If you go the DM route, it’s best to ask if they accept press releases via email. If they do, they’ll let you know their address and you’ll be on your way. When emailing media professionals, take the time to personalize your message specifically to that media personality even if you are soliciting coverage from multiple outlets, which will typically be the case. Write an email containing the basics of who, what, when, where, and why. But in this case the why is why you think this is a good fit for them, their outlet, their audience, and why your news is special.
Attach a full press release and, if you can, include a link to imagery to drive home what your release covers and make it more exciting. (If you’ve never written a press release, you will want to research that or hire a copywriter. They’re typically affordable and adept at working quickly to their clients’ individual specifications.) And it never hurts to let them know you’d be happy to send them samples of your beer even if your news isn’t specifically about your beer. You’re a brewery and people tend to like beer. Use that to your advantage.
I can’t stress this next point enough. If your pitch is picked up by a media outlet—especially a TV station—be available! We’re all busy, but you requested this opportunity and now you’ve got it. A media outlet is going to give you a no-cost marketing opportunity that will reach thousands. If you need to get up at 4 a.m. for a morning-news segment, go to bed early and set an alarm. If the coverage doesn’t sync with your standard brew schedule, delegate, come in early or stay late. If you already have a meeting scheduled, let the other party know you’re going to be on the news and need to reschedule. They’ll understand, and if they don’t, they probably aren’t someone you want to be working with.
Come through for a reporter and they’ll often remember that and come back to you time and time again when they need something or when you pitch them. Make things difficult, grouse about, or act like your time is more valuable than theirs and they’ll remember that too. Worse yet, they’ll go to another local brewery, maybe even your closest competition. Put your best foot forward, get your message out to the public, and with any luck you’ll get to do it all over again the next time you have something to share about your brewery.
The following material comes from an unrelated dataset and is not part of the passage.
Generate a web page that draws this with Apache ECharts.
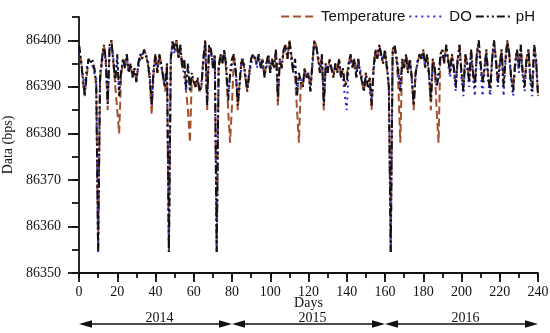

And don’t forget trade publications like The New Brewer and national beverage media outlets. Consider the content they produce and, when appropriate, reach out to them. Bottom line, journalists and outlets are always in the market for engaging content. If you have it, share it. But make sure you actually have good content. Don’t pelt outlets with emails and press releases about everything that happens at your brewery, regardless of whether it’s a fit. Only send what makes sense and has a legitimate shot or you will quickly find yourself in the dreaded spam folder or blocked altogether. Be respectful of the media’s time. That common courtesy goes a long way.
Hitting a Triple
Here’s a brief wrap-up of three low-cost, effective platforms to promote your brewery.
- A brewing company’s website is a static repository for basic, necessary information needed to motivate new customers.
- Social media is a vehicle for sharing anything and everything, particularly timely items, to maintain existing customers’ engagement and continued patronage while providing them the means to help share and evangelize on your behalf.
- The media is a tool to help amplify your message when you have news that matches their established format and typical content. Examples of newsworthy content include brewery openings, expansion, large-scale events, fundraisers, and collaborations.
Marketing is a vast subject that can’t be tackled in a single article, but hopefully some of what we’ve covered here can help you to maximize your efforts online and with media professionals regardless of workforce or budgetary constraints.